[Source code of charts]
######
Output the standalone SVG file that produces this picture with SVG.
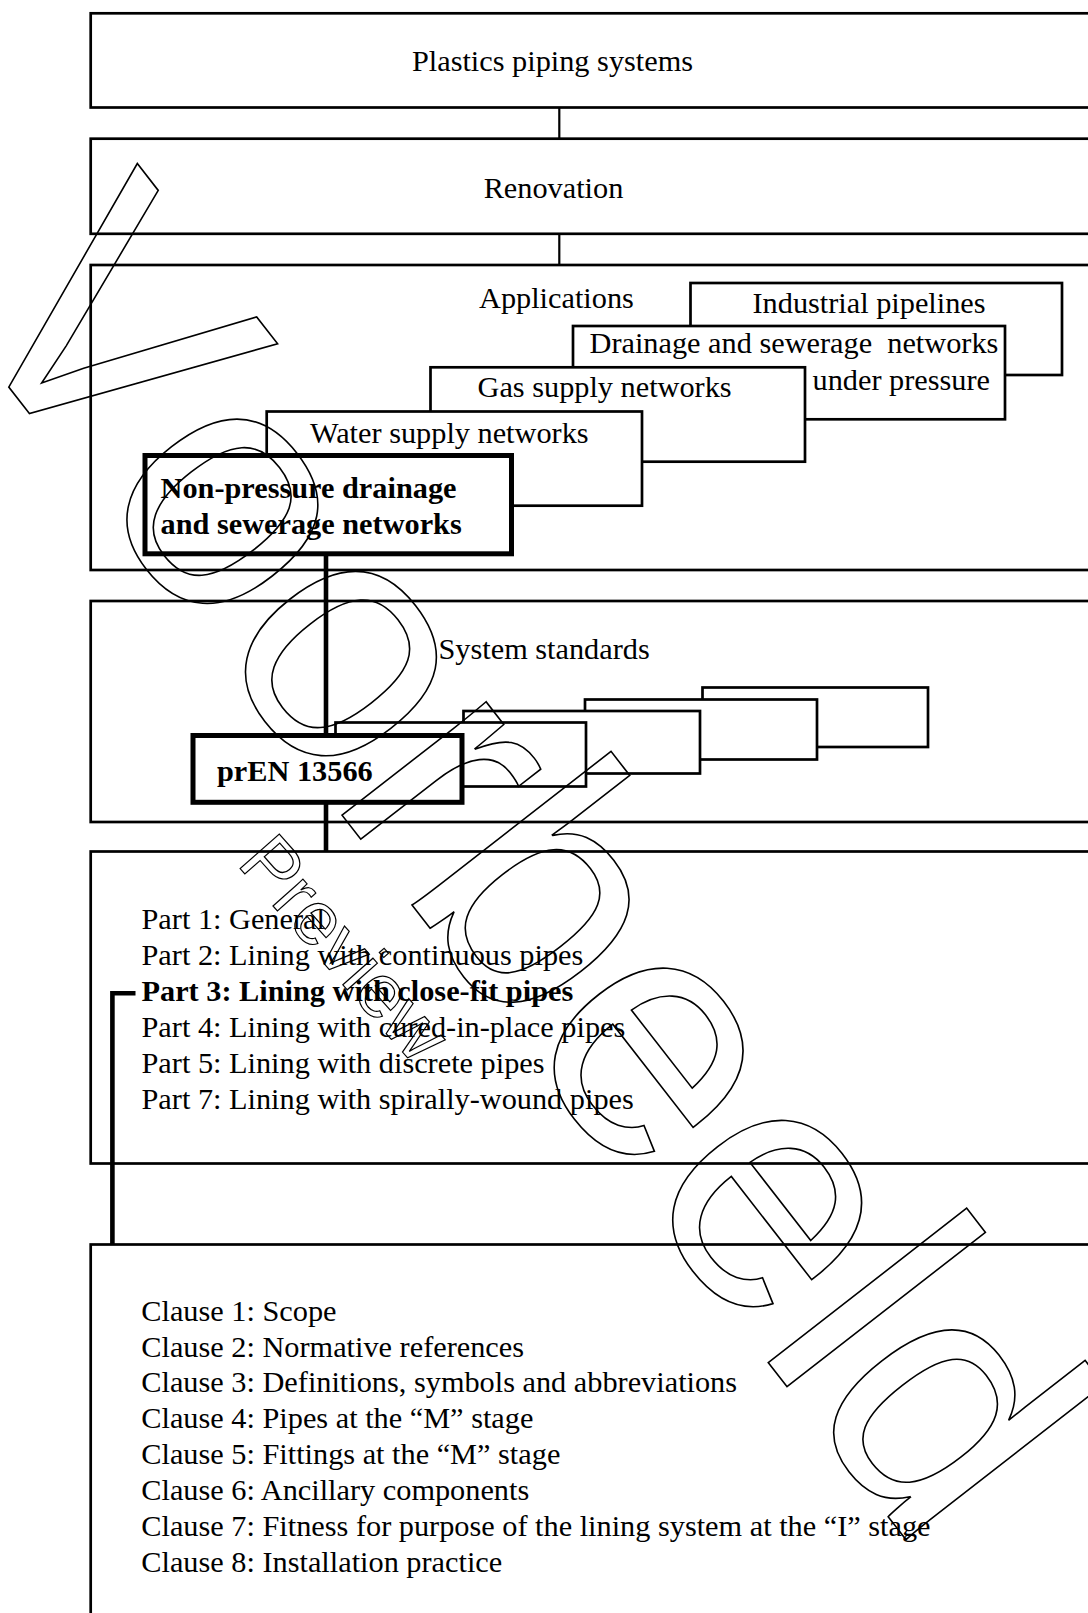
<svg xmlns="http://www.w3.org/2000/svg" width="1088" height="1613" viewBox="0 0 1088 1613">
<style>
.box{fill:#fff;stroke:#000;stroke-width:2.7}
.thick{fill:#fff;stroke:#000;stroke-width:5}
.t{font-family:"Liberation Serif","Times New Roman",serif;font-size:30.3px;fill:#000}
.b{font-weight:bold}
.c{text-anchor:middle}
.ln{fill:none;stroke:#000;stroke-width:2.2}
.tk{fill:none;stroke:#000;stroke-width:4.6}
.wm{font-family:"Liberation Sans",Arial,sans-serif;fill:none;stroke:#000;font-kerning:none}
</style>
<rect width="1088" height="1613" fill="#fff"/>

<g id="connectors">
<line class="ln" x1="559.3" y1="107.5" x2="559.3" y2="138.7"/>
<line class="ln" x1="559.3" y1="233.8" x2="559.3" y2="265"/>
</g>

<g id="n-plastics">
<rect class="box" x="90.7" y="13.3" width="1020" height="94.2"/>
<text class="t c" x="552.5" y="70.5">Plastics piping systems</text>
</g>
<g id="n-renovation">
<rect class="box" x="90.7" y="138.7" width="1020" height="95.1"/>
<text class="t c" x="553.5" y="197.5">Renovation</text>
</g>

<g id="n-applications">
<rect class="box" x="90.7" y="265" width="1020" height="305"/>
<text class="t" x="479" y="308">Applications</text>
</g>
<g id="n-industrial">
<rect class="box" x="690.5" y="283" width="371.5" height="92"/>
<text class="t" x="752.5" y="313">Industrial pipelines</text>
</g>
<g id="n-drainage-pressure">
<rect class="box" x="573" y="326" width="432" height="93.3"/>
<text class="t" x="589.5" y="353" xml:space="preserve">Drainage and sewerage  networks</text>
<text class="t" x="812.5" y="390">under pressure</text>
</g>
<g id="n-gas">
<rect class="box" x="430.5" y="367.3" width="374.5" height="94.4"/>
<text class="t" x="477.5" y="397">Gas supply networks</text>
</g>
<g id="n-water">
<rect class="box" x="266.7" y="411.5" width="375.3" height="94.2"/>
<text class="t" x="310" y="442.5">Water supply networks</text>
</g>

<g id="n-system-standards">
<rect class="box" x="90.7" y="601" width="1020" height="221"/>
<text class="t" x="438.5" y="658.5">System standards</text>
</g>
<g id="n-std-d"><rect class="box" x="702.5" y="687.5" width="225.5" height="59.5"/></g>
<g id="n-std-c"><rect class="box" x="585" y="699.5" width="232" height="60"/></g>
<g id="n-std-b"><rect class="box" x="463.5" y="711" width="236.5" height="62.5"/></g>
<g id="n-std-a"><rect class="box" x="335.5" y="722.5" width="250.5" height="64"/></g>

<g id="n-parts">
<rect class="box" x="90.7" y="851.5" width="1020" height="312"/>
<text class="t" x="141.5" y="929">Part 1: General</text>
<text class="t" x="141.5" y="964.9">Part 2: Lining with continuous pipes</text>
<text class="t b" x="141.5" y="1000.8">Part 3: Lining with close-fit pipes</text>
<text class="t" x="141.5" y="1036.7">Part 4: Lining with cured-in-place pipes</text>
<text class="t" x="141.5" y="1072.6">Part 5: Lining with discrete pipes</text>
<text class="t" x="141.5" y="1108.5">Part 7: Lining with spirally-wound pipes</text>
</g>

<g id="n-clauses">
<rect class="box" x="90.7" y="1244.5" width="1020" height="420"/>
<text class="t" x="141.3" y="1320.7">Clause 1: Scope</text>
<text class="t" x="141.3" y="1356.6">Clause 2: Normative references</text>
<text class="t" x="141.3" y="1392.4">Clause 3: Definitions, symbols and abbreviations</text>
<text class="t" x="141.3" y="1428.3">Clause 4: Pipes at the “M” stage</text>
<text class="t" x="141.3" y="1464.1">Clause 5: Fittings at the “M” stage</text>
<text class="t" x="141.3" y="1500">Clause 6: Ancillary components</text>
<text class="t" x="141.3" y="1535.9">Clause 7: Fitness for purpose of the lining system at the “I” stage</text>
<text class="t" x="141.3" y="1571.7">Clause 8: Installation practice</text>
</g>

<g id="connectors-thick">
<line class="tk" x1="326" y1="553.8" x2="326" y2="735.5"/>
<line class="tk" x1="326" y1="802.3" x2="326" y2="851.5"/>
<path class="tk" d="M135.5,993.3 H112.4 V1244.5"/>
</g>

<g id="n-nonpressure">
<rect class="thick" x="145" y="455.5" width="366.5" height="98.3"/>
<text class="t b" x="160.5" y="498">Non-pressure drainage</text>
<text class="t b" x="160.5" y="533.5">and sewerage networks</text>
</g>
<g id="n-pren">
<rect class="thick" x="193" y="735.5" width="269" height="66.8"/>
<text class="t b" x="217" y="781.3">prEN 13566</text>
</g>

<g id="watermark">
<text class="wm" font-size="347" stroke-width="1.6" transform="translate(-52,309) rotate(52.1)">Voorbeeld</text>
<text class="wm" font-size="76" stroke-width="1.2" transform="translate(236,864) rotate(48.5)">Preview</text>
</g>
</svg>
######
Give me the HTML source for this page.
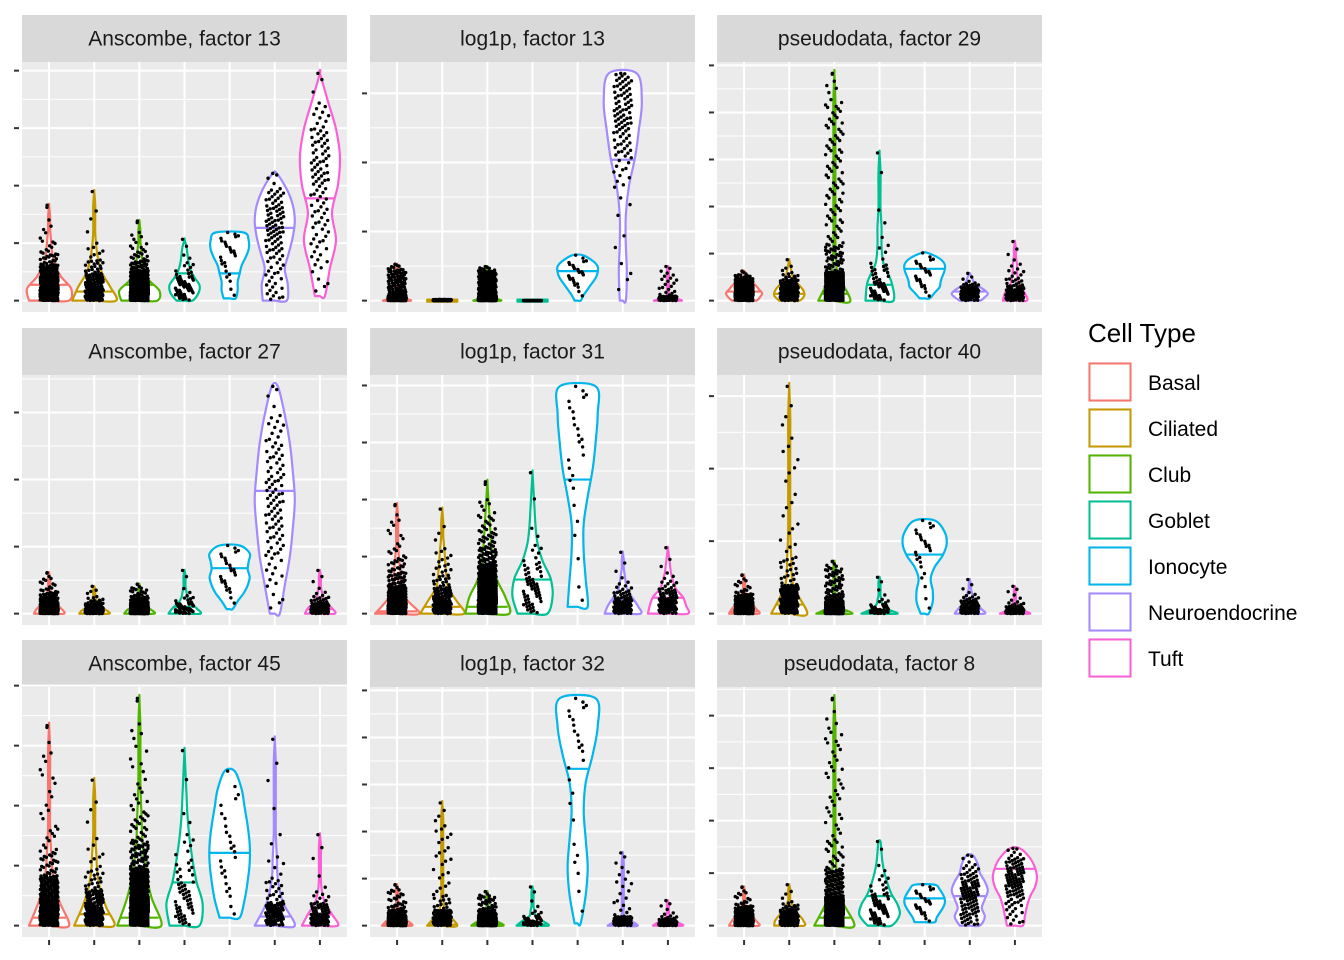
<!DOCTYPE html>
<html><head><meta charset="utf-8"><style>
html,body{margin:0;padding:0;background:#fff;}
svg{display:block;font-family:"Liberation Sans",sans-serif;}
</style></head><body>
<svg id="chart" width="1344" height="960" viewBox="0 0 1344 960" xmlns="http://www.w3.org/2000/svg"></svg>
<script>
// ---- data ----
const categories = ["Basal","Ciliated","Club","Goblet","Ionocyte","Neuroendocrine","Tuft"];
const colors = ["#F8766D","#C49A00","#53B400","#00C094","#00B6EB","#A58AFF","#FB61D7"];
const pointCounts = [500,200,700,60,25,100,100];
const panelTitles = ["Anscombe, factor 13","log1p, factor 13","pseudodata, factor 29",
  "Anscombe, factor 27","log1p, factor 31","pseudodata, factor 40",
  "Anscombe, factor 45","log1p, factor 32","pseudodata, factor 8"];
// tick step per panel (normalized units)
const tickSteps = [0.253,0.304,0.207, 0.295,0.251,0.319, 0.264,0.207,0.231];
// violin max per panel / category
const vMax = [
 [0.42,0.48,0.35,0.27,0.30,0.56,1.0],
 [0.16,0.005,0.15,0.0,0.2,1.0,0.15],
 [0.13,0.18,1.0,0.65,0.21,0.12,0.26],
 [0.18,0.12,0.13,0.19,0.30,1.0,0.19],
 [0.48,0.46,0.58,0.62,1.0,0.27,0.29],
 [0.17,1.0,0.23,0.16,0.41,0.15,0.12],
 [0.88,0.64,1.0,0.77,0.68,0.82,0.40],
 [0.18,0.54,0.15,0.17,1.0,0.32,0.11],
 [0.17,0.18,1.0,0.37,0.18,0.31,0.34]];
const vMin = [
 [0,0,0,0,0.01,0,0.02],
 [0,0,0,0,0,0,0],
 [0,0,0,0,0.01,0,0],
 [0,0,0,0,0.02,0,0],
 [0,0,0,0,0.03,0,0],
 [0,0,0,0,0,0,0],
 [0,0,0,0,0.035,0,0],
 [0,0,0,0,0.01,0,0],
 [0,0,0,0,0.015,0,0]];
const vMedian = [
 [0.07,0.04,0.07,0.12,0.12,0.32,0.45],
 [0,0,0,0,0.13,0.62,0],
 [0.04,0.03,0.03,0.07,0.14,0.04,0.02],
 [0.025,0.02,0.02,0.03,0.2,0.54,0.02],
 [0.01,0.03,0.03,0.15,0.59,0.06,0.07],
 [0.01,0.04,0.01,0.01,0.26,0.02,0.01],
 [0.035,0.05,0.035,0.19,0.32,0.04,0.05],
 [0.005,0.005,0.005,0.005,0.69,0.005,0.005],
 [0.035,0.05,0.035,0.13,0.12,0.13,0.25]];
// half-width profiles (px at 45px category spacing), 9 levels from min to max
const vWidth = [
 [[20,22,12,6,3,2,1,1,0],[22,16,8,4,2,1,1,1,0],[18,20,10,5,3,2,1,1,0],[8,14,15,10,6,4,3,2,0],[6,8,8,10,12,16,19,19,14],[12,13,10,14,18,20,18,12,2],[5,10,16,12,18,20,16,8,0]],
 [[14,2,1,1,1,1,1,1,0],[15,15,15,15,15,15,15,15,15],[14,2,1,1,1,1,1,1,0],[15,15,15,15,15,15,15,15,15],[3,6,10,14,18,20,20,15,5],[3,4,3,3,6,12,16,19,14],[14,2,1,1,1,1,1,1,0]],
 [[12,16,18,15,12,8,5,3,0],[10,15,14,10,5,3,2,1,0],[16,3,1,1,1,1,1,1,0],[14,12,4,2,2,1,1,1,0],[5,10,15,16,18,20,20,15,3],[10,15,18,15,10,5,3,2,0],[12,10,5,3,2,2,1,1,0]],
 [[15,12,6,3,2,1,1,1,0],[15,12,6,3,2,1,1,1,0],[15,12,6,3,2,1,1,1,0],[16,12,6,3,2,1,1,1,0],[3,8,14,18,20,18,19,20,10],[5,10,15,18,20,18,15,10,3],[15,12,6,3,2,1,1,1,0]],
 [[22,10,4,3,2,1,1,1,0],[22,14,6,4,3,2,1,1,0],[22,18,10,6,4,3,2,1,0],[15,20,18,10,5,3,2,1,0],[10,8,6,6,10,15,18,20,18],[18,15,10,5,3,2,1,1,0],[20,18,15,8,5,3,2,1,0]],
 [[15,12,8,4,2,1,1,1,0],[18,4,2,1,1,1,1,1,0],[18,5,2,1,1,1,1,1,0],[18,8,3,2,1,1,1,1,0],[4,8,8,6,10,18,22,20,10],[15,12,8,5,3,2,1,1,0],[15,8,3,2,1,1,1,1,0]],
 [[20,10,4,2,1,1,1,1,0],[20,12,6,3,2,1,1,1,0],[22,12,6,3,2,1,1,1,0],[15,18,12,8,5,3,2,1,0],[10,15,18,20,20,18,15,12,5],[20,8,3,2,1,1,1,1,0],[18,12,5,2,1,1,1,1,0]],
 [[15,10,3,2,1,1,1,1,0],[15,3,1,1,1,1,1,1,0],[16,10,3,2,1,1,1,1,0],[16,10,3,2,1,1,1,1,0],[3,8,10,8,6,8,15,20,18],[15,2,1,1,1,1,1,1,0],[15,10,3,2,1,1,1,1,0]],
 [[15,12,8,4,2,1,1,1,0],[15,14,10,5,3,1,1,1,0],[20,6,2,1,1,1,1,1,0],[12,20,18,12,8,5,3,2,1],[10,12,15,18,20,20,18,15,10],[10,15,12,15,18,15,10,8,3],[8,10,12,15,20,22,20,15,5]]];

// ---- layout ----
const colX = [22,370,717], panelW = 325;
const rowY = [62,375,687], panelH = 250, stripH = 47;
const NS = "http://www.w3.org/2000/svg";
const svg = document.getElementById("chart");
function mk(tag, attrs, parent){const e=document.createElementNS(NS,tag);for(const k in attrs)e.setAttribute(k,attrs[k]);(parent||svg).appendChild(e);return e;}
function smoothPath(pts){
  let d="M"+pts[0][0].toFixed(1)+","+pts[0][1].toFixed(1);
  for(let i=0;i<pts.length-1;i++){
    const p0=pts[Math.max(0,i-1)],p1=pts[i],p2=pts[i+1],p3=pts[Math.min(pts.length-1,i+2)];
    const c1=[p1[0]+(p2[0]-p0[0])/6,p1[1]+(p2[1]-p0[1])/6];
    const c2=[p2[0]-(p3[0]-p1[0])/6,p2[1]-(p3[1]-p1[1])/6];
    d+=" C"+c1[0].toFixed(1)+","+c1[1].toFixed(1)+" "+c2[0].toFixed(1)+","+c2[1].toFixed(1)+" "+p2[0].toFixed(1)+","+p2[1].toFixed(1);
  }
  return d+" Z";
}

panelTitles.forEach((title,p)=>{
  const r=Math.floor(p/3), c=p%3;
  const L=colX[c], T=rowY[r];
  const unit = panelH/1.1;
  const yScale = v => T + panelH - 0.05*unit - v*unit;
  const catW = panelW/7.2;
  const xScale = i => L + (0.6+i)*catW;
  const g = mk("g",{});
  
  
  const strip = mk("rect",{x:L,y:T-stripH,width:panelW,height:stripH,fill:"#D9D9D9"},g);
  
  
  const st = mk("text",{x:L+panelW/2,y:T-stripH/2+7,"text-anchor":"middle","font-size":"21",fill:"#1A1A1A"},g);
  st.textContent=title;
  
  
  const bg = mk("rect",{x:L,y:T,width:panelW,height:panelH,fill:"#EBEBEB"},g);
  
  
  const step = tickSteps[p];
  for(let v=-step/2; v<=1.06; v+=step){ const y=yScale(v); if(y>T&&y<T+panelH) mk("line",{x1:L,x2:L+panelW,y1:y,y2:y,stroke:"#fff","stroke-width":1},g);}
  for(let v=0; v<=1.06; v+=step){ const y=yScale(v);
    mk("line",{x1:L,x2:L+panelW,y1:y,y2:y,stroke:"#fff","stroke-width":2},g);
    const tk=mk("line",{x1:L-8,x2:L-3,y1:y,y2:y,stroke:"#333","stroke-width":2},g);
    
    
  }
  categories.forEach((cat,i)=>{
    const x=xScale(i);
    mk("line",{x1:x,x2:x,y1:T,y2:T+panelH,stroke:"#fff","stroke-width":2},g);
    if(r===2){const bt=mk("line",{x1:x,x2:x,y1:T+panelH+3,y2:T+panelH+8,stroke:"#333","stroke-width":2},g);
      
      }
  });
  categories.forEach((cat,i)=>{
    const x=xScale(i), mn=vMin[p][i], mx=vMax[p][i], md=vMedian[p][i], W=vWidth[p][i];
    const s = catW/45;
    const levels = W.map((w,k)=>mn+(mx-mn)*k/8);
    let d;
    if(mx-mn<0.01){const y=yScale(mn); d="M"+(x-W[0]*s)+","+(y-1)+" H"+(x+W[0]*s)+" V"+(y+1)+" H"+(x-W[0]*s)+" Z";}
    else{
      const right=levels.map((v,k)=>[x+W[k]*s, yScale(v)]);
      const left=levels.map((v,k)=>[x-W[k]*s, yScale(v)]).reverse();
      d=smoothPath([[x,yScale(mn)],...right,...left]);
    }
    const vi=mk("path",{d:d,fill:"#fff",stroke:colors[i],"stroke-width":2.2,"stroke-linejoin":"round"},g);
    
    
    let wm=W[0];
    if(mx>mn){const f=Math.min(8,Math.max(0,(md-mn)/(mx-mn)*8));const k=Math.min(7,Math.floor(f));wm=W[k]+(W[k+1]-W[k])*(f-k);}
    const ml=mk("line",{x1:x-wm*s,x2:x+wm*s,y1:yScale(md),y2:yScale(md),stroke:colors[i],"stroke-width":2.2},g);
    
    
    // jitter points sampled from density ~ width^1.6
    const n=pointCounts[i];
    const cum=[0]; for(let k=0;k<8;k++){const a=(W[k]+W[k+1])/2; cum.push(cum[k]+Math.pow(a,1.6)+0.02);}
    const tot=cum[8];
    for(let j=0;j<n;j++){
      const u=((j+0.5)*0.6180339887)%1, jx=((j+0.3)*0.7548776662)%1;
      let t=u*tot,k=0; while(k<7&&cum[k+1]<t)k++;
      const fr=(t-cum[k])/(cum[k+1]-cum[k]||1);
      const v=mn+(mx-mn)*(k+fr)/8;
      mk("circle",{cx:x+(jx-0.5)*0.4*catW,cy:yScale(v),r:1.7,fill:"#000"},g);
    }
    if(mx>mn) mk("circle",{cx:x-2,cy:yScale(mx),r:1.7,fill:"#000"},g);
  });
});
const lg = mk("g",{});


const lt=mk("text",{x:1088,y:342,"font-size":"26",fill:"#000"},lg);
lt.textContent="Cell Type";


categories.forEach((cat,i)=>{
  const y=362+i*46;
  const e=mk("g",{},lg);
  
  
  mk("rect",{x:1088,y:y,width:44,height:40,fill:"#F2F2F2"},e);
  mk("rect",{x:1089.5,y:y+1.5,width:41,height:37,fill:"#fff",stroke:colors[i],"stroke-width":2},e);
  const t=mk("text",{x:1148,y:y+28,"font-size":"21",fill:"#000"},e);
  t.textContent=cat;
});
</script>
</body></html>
######
* [PROBLEM TO SOLVE]
Return all the lines that contain the string "with".

* [OUTPUT OF THE TASK]
Output the standalone SVG file that produces this picture with SVG.
<text class="t" x="141.5" y="964.9">Part 2: Lining with continuous pipes</text>
<text class="t b" x="141.5" y="1000.8">Part 3: Lining with close-fit pipes</text>
<text class="t" x="141.5" y="1036.7">Part 4: Lining with cured-in-place pipes</text>
<text class="t" x="141.5" y="1072.6">Part 5: Lining with discrete pipes</text>
<text class="t" x="141.5" y="1108.5">Part 7: Lining with spirally-wound pipes</text>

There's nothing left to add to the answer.